== EXERCISE INPUTS ==
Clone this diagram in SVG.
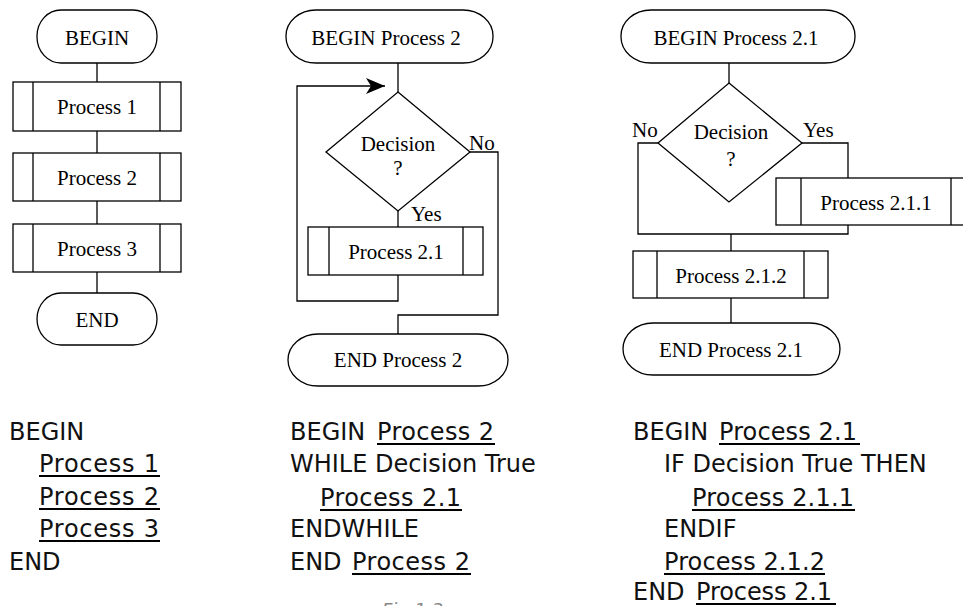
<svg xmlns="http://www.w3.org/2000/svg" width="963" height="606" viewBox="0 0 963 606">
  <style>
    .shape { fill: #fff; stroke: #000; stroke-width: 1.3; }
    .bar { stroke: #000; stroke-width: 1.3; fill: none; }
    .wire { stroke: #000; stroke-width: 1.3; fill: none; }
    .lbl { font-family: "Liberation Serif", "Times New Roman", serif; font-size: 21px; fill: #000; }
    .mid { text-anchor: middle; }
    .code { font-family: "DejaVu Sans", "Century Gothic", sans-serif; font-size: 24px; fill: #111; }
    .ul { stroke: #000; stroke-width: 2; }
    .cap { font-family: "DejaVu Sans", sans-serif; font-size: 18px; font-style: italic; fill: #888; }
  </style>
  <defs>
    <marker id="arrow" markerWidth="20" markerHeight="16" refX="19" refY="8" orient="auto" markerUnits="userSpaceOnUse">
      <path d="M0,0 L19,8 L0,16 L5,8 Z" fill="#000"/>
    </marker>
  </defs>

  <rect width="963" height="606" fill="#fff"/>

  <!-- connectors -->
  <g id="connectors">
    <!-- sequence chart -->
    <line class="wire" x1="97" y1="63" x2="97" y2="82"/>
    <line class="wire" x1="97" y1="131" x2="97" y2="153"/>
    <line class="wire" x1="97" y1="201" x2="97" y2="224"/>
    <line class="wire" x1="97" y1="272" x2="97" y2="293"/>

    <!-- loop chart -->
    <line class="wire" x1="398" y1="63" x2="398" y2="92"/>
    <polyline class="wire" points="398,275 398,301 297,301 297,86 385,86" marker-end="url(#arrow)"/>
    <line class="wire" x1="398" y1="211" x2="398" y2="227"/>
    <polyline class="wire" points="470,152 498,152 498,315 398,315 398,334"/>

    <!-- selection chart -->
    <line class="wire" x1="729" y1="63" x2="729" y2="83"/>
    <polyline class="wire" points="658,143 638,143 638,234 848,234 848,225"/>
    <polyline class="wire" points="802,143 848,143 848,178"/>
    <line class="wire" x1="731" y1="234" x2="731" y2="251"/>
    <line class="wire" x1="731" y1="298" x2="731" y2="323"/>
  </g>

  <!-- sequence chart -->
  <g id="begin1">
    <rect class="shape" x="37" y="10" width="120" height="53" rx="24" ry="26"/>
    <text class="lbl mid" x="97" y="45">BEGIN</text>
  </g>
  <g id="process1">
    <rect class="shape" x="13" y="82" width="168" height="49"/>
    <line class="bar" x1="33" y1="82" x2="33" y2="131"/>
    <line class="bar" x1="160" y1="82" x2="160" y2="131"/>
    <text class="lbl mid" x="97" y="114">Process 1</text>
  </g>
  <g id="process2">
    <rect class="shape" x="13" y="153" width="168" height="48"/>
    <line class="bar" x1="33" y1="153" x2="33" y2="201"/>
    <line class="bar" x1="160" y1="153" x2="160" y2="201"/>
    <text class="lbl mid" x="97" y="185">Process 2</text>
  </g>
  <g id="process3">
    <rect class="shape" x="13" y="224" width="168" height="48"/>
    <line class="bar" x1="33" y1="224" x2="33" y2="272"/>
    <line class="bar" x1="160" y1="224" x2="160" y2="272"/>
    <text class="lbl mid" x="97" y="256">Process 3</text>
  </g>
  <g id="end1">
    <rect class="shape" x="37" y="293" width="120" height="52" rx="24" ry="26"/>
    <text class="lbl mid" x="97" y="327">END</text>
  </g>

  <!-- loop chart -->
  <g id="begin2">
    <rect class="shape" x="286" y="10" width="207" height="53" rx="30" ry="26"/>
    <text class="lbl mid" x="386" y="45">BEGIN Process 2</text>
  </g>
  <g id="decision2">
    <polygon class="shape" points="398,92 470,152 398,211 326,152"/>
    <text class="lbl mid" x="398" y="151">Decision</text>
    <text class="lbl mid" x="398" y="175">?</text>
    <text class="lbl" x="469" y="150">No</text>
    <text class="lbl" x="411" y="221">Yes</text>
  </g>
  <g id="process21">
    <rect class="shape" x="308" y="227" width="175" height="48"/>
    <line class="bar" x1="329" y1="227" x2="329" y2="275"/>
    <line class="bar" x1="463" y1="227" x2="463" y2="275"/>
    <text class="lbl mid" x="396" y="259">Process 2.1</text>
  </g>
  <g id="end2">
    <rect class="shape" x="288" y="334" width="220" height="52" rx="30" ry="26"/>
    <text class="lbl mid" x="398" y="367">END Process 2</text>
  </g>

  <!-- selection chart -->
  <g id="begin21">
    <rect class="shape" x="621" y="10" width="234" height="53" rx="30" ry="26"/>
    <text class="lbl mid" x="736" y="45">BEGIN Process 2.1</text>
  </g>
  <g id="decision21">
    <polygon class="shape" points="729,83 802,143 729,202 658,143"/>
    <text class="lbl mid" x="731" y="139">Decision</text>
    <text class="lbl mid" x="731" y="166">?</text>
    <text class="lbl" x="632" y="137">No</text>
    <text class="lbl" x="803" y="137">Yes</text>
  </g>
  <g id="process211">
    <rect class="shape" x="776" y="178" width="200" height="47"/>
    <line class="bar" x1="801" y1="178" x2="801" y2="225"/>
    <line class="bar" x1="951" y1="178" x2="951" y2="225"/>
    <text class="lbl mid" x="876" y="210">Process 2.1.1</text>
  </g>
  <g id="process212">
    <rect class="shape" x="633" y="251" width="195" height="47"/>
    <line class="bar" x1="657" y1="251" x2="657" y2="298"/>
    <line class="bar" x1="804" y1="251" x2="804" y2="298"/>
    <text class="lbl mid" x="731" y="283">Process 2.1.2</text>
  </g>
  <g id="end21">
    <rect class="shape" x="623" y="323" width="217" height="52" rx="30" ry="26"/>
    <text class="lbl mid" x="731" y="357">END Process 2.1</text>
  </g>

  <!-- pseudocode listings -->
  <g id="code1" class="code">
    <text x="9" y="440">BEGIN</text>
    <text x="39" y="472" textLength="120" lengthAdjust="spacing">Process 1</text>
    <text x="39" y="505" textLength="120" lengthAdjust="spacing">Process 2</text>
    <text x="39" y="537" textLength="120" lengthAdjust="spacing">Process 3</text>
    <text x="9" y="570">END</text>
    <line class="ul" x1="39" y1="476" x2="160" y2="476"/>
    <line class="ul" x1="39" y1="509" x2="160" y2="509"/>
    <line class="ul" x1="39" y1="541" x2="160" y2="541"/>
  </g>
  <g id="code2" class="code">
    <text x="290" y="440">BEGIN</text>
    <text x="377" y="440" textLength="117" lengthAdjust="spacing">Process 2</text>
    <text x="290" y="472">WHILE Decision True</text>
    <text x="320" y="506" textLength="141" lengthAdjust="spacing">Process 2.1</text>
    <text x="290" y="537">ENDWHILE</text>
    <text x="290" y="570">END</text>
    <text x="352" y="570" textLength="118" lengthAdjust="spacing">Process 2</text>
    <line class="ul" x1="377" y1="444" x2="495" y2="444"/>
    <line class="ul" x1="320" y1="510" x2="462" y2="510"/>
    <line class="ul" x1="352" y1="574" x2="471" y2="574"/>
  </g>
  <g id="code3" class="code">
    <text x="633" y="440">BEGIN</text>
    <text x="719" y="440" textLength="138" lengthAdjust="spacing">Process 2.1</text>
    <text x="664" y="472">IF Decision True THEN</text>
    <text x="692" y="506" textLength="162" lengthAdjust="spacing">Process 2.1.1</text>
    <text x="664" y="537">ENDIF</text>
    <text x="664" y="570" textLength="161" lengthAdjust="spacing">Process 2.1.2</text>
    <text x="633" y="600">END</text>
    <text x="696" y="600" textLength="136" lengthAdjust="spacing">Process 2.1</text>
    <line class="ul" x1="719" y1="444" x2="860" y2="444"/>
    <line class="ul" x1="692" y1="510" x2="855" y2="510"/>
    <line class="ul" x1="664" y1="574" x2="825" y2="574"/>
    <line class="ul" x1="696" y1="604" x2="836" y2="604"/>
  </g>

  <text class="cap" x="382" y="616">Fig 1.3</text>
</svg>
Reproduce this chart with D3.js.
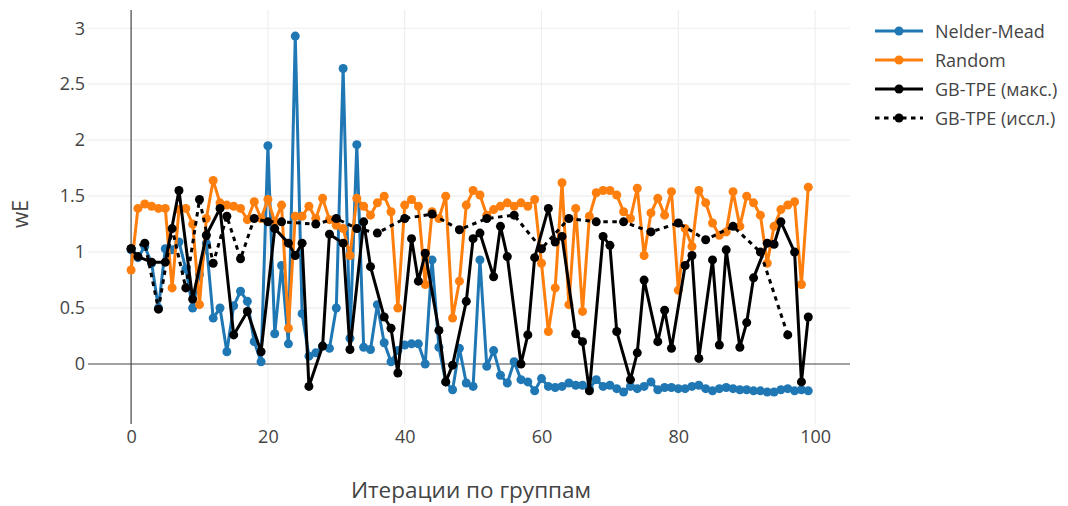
===
* **AIM**: Check each line above for the word "chart" and copy the ones that have it.

* **SOLUTION TO THE PROBLEM**:
    <!-- sequence chart -->
    <!-- loop chart -->
    <!-- selection chart -->
  <!-- sequence chart -->
  <!-- loop chart -->
  <!-- selection chart -->
Reproduce this chart with D3.js.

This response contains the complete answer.